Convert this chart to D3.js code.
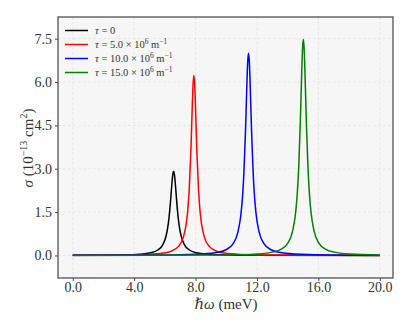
<!DOCTYPE html>
<html>
<head>
<meta charset="utf-8">
<script src="https://cdn.jsdelivr.net/npm/d3@7"></script>
<style>
  body { margin: 0; background: #fff; }
  svg text { font-family: "Liberation Serif", "DejaVu Serif", serif; fill: #333; }
</style>
</head>
<body>
<svg id="chart" width="412" height="330"></svg>
<script>
// values (energy in meV, sigma in 1e-13 cm^2)
const blackX = [0, 1.57, 3.57, 4.57, 5.07, 5.57, 5.87, 6.07, 6.17, 6.27, 6.37, 6.42, 6.47, 6.52, 6.57, 6.62, 6.67, 6.72, 6.77, 6.87, 6.97, 7.07, 7.27, 7.57, 8.07, 8.57, 9.57, 11.57, 20];
const blackY = [0.005, 0.008, 0.023, 0.052, 0.091, 0.198, 0.377, 0.657, 0.911, 1.302, 1.879, 2.224, 2.559, 2.813, 2.91, 2.813, 2.559, 2.224, 1.879, 1.302, 0.911, 0.657, 0.377, 0.198, 0.091, 0.052, 0.023, 0.008, 0.001];

const redX = [0, 2.89, 4.89, 5.89, 6.39, 6.89, 7.19, 7.39, 7.49, 7.59, 7.69, 7.74, 7.79, 7.84, 7.89, 7.94, 7.99, 8.04, 8.09, 8.19, 8.29, 8.39, 8.59, 8.89, 9.39, 9.89, 10.89, 12.89, 20];
const redY = [0.005, 0.013, 0.036, 0.081, 0.143, 0.313, 0.607, 1.088, 1.548, 2.307, 3.548, 4.371, 5.240, 5.949, 6.23, 5.949, 5.240, 4.371, 3.548, 2.307, 1.548, 1.088, 0.607, 0.313, 0.143, 0.081, 0.036, 0.013, 0.002];

const blueX = [0, 6.45, 8.45, 9.45, 9.95, 10.45, 10.75, 10.95, 11.05, 11.15, 11.25, 11.3, 11.35, 11.4, 11.45, 11.5, 11.55, 11.6, 11.65, 11.75, 11.85, 11.95, 12.15, 12.45, 12.95, 13.45, 14.45, 16.45, 20];
const blueY = [0.003, 0.017, 0.048, 0.108, 0.189, 0.412, 0.792, 1.400, 1.966, 2.869, 4.268, 5.147, 6.034, 6.731, 7.0, 6.731, 6.034, 5.147, 4.268, 2.869, 1.966, 1.400, 0.792, 0.412, 0.189, 0.108, 0.048, 0.017, 0.006];

const greenX = [0, 10.02, 12.02, 13.02, 13.52, 14.02, 14.32, 14.52, 14.62, 14.72, 14.82, 14.87, 14.92, 14.97, 15.02, 15.07, 15.12, 15.17, 15.22, 15.32, 15.42, 15.52, 15.72, 16.02, 16.52, 17.02, 18.02, 20];
const greenY = [0.002, 0.019, 0.052, 0.115, 0.202, 0.439, 0.845, 1.494, 2.098, 3.061, 4.555, 5.493, 6.440, 7.183, 7.47, 7.183, 6.440, 5.493, 4.555, 3.061, 2.098, 1.494, 0.845, 0.439, 0.202, 0.115, 0.052, 0.019];

const xTicks = [0, 4, 8, 12, 16, 20];
const yTicks = [0, 1.5, 3, 4.5, 6, 7.5];
const legendLabels = ["0", "5.0", "10.0", "15.0"];

const series = [
  { xs: blackX, ys: blackY, color: "#000000" },
  { xs: redX, ys: redY, color: "#ff0000" },
  { xs: blueX, ys: blueY, color: "#0000ff" },
  { xs: greenX, ys: greenY, color: "#008000" }
];

const margin = { top: 17, right: 19, bottom: 52, left: 58 };
const width = 412, height = 330;

const svg = d3.select("#chart");

const x = d3.scaleLinear().domain([-0.96, 20.86]).range([margin.left, width - margin.right]);
const y = d3.scaleLinear().domain([-0.78, 8.25]).range([height - margin.bottom, margin.top]);

// plot background
svg.append("rect")
  .attr("x", margin.left).attr("y", margin.top)
  .attr("width", width - margin.left - margin.right)
  .attr("height", height - margin.top - margin.bottom)
  .attr("fill", "#f6f6f6");

// grid
const grid = svg.append("g").attr("stroke", "#e4e4e4").attr("stroke-width", 0.8).attr("stroke-dasharray", "3,2");
grid.selectAll(".gx").data(xTicks).enter().append("line")
  .attr("x1", d => x(d)).attr("x2", d => x(d))
  .attr("y1", margin.top).attr("y2", height - margin.bottom);
grid.selectAll(".gy").data(yTicks).enter().append("line")
  .attr("y1", d => y(d)).attr("y2", d => y(d))
  .attr("x1", margin.left).attr("x2", width - margin.right);

// curves
const line = d3.line().x(d => x(d[0])).y(d => y(d[1])).curve(d3.curveMonotoneX);
series.forEach(s => {
  svg.append("path")
    .datum(s.xs.map((v, i) => [v, s.ys[i]]))
    .attr("fill", "none")
    .attr("stroke", s.color)
    .attr("stroke-width", 1.5)
    .attr("stroke-linejoin", "round")
    .attr("d", line);
});

// axes
const xAxis = svg.append("g")
  .attr("transform", `translate(0,${height - margin.bottom})`)
  .call(d3.axisBottom(x).tickValues(xTicks).tickFormat(d3.format(".1f")).tickSize(3).tickPadding(1));
const yAxis = svg.append("g")
  .attr("transform", `translate(${margin.left},0)`)
  .call(d3.axisLeft(y).tickValues(yTicks).tickFormat(d3.format(".1f")).tickSize(3).tickPadding(3));
[xAxis, yAxis].forEach(a => {
  a.select(".domain").remove();
  a.selectAll(".tick line").attr("stroke", "#444");
  a.selectAll(".tick text").attr("font-size", 14).attr("fill", "#333")
    .style("font-family", '"Liberation Serif", serif');
});

// frame
svg.append("rect")
  .attr("x", margin.left).attr("y", margin.top)
  .attr("width", width - margin.left - margin.right)
  .attr("height", height - margin.top - margin.bottom)
  .attr("fill", "none").attr("stroke", "#444").attr("stroke-width", 1.2);

// axis labels
const xl = svg.append("text")
  .attr("x", (margin.left + width - margin.right) / 2 + 0.5)
  .attr("y", 309)
  .attr("text-anchor", "middle")
  .attr("font-size", 15);
xl.append("tspan").attr("font-style", "italic").text("ℏω");
xl.append("tspan").text(" (meV)");

const yl = svg.append("text")
  .attr("transform", "translate(33,148) rotate(-90)")
  .attr("text-anchor", "middle")
  .attr("font-size", 15);
yl.append("tspan").attr("font-style", "italic").text("σ");
yl.append("tspan").text(" (10");
yl.append("tspan").attr("font-size", 10).attr("dy", -6).text("−13");
yl.append("tspan").attr("dy", 6).text(" cm");
yl.append("tspan").attr("font-size", 10).attr("dy", -6).text("2");
yl.append("tspan").attr("dy", 6).text(")");

// legend
const legend = svg.append("g");
series.forEach((s, i) => {
  const ly = 30.5 + i * 14;
  legend.append("line")
    .attr("x1", 65).attr("x2", 88).attr("y1", ly).attr("y2", ly)
    .attr("stroke", s.color).attr("stroke-width", 1.5);
  const t = legend.append("text")
    .attr("x", 95).attr("y", ly + 3.5)
    .attr("font-size", 10.5);
  t.append("tspan").attr("font-style", "italic").text("τ");
  if (i === 0) {
    t.append("tspan").text(" = 0");
  } else {
    t.append("tspan").text(` = ${legendLabels[i]} × 10`);
    t.append("tspan").attr("font-size", 7.5).attr("dy", -4).text("6");
    t.append("tspan").attr("dy", 4).text(" m");
    t.append("tspan").attr("font-size", 7.5).attr("dy", -4).text("−1");
  }
});
</script>
</body>
</html>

....................

> Given request
Restate only the lines running from the start of the material above through the line containing "0.048, 0.017, 0.006];", ends included. No pictures.

> Result for this exercise
Convert this chart to D3.js code.
<!DOCTYPE html>
<html>
<head>
<meta charset="utf-8">
<script src="https://cdn.jsdelivr.net/npm/d3@7"></script>
<style>
  body { margin: 0; background: #fff; }
  svg text { font-family: "Liberation Serif", "DejaVu Serif", serif; fill: #333; }
</style>
</head>
<body>
<svg id="chart" width="412" height="330"></svg>
<script>
// values (energy in meV, sigma in 1e-13 cm^2)
const blackX = [0, 1.57, 3.57, 4.57, 5.07, 5.57, 5.87, 6.07, 6.17, 6.27, 6.37, 6.42, 6.47, 6.52, 6.57, 6.62, 6.67, 6.72, 6.77, 6.87, 6.97, 7.07, 7.27, 7.57, 8.07, 8.57, 9.57, 11.57, 20];
const blackY = [0.005, 0.008, 0.023, 0.052, 0.091, 0.198, 0.377, 0.657, 0.911, 1.302, 1.879, 2.224, 2.559, 2.813, 2.91, 2.813, 2.559, 2.224, 1.879, 1.302, 0.911, 0.657, 0.377, 0.198, 0.091, 0.052, 0.023, 0.008, 0.001];

const redX = [0, 2.89, 4.89, 5.89, 6.39, 6.89, 7.19, 7.39, 7.49, 7.59, 7.69, 7.74, 7.79, 7.84, 7.89, 7.94, 7.99, 8.04, 8.09, 8.19, 8.29, 8.39, 8.59, 8.89, 9.39, 9.89, 10.89, 12.89, 20];
const redY = [0.005, 0.013, 0.036, 0.081, 0.143, 0.313, 0.607, 1.088, 1.548, 2.307, 3.548, 4.371, 5.240, 5.949, 6.23, 5.949, 5.240, 4.371, 3.548, 2.307, 1.548, 1.088, 0.607, 0.313, 0.143, 0.081, 0.036, 0.013, 0.002];

const blueX = [0, 6.45, 8.45, 9.45, 9.95, 10.45, 10.75, 10.95, 11.05, 11.15, 11.25, 11.3, 11.35, 11.4, 11.45, 11.5, 11.55, 11.6, 11.65, 11.75, 11.85, 11.95, 12.15, 12.45, 12.95, 13.45, 14.45, 16.45, 20];
const blueY = [0.003, 0.017, 0.048, 0.108, 0.189, 0.412, 0.792, 1.400, 1.966, 2.869, 4.268, 5.147, 6.034, 6.731, 7.0, 6.731, 6.034, 5.147, 4.268, 2.869, 1.966, 1.400, 0.792, 0.412, 0.189, 0.108, 0.048, 0.017, 0.006];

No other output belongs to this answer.